*Brief*
Print, word for word, every line from the beginning of the listing up to and including the line with "x_scale = alt.Scale(domain=[0, 100], nice=False, zero=True)". Pictures are to be excluded.

BEGIN Data shown

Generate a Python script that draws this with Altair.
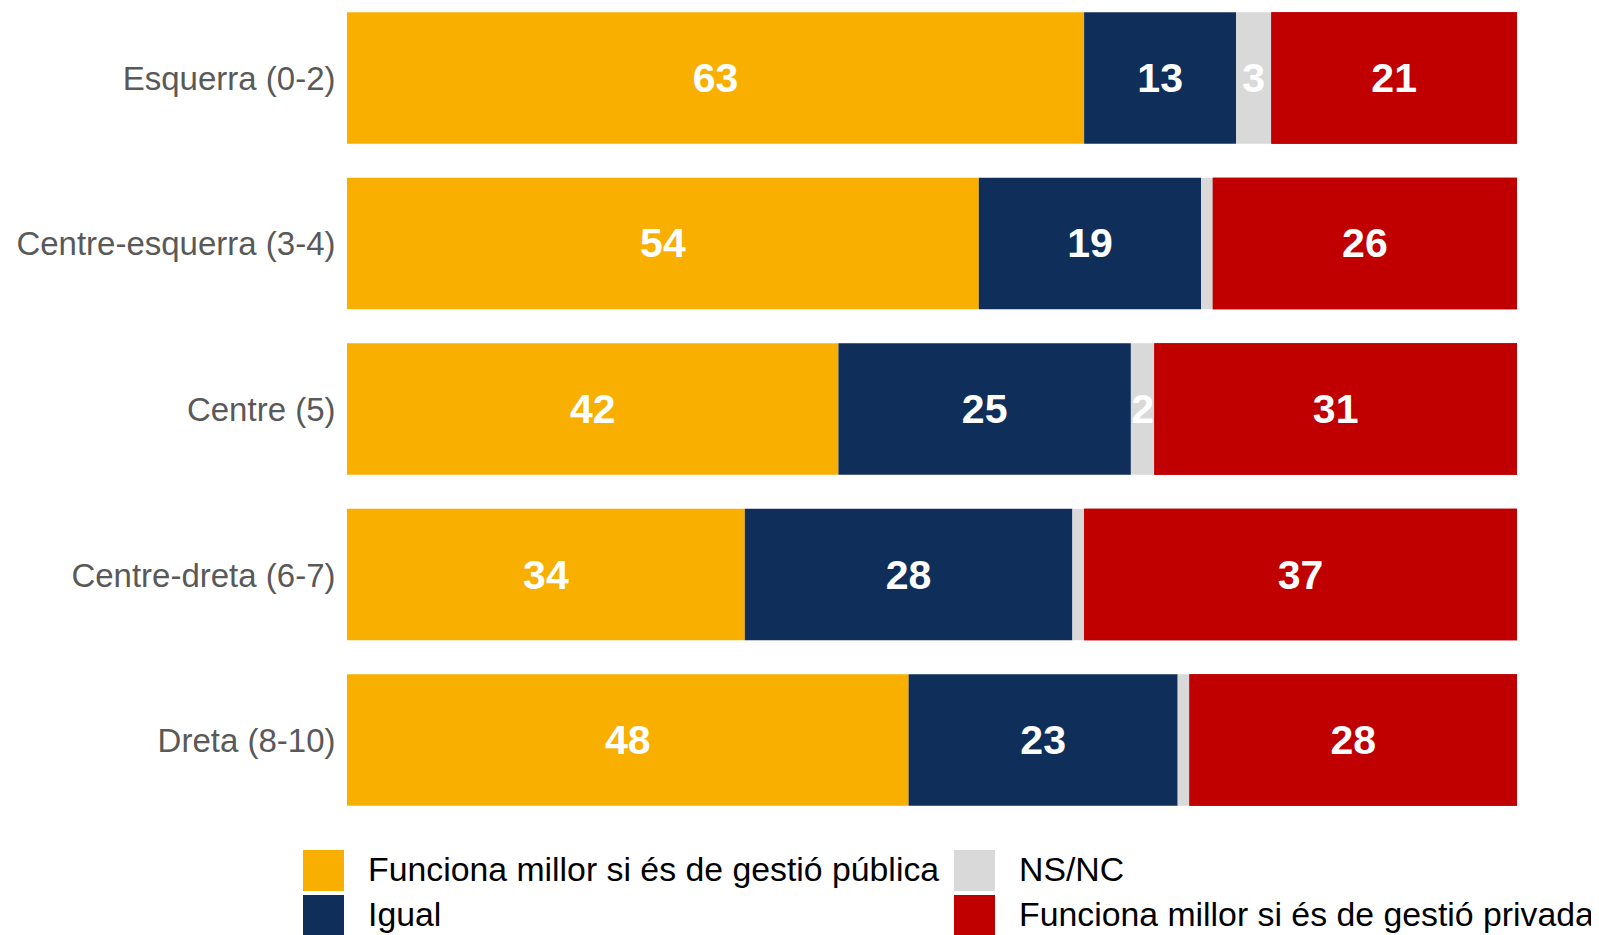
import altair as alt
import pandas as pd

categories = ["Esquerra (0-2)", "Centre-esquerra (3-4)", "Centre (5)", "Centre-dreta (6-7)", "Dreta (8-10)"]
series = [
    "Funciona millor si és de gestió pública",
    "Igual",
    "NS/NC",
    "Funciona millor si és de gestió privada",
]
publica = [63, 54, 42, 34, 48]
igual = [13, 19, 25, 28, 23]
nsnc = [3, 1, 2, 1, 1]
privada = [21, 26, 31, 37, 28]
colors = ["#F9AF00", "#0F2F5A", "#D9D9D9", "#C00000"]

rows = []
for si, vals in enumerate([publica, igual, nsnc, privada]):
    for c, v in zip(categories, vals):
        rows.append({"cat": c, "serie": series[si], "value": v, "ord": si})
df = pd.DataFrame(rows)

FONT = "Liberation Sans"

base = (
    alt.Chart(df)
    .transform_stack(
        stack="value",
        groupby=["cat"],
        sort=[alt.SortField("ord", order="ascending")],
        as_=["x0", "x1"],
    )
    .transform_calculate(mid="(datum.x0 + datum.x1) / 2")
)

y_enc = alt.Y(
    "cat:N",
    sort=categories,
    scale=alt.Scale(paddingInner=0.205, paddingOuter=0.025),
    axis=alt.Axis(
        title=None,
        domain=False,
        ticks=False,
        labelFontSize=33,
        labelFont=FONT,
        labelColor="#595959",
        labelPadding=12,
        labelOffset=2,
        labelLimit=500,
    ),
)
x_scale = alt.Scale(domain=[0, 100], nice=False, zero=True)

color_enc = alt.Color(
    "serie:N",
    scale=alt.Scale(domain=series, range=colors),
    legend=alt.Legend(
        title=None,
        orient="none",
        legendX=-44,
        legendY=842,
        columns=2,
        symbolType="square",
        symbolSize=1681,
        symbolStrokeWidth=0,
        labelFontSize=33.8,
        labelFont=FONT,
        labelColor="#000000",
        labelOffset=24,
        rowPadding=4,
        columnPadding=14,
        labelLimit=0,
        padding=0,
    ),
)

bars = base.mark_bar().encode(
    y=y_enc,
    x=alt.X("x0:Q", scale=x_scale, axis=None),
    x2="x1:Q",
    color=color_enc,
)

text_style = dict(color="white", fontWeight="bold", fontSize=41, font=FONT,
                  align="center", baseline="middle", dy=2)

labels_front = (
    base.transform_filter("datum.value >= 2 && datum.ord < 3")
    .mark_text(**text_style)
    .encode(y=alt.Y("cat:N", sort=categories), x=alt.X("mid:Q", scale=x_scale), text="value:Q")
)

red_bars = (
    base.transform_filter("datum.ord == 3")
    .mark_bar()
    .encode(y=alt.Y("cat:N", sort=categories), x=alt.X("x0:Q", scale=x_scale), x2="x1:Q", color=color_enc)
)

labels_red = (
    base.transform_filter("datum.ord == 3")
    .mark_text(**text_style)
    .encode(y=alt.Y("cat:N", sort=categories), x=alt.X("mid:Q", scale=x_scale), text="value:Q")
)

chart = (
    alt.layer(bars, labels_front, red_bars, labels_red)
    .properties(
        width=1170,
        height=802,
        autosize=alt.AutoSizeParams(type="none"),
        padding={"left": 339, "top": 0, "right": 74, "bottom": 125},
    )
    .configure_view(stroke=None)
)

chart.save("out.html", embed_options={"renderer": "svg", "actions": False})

END Data shown

*Full response*
Generate a Python script that draws this with Altair.
import altair as alt
import pandas as pd

categories = ["Esquerra (0-2)", "Centre-esquerra (3-4)", "Centre (5)", "Centre-dreta (6-7)", "Dreta (8-10)"]
series = [
    "Funciona millor si és de gestió pública",
    "Igual",
    "NS/NC",
    "Funciona millor si és de gestió privada",
]
publica = [63, 54, 42, 34, 48]
igual = [13, 19, 25, 28, 23]
nsnc = [3, 1, 2, 1, 1]
privada = [21, 26, 31, 37, 28]
colors = ["#F9AF00", "#0F2F5A", "#D9D9D9", "#C00000"]

rows = []
for si, vals in enumerate([publica, igual, nsnc, privada]):
    for c, v in zip(categories, vals):
        rows.append({"cat": c, "serie": series[si], "value": v, "ord": si})
df = pd.DataFrame(rows)

FONT = "Liberation Sans"

base = (
    alt.Chart(df)
    .transform_stack(
        stack="value",
        groupby=["cat"],
        sort=[alt.SortField("ord", order="ascending")],
        as_=["x0", "x1"],
    )
    .transform_calculate(mid="(datum.x0 + datum.x1) / 2")
)

y_enc = alt.Y(
    "cat:N",
    sort=categories,
    scale=alt.Scale(paddingInner=0.205, paddingOuter=0.025),
    axis=alt.Axis(
        title=None,
        domain=False,
        ticks=False,
        labelFontSize=33,
        labelFont=FONT,
        labelColor="#595959",
        labelPadding=12,
        labelOffset=2,
        labelLimit=500,
    ),
)
x_scale = alt.Scale(domain=[0, 100], nice=False, zero=True)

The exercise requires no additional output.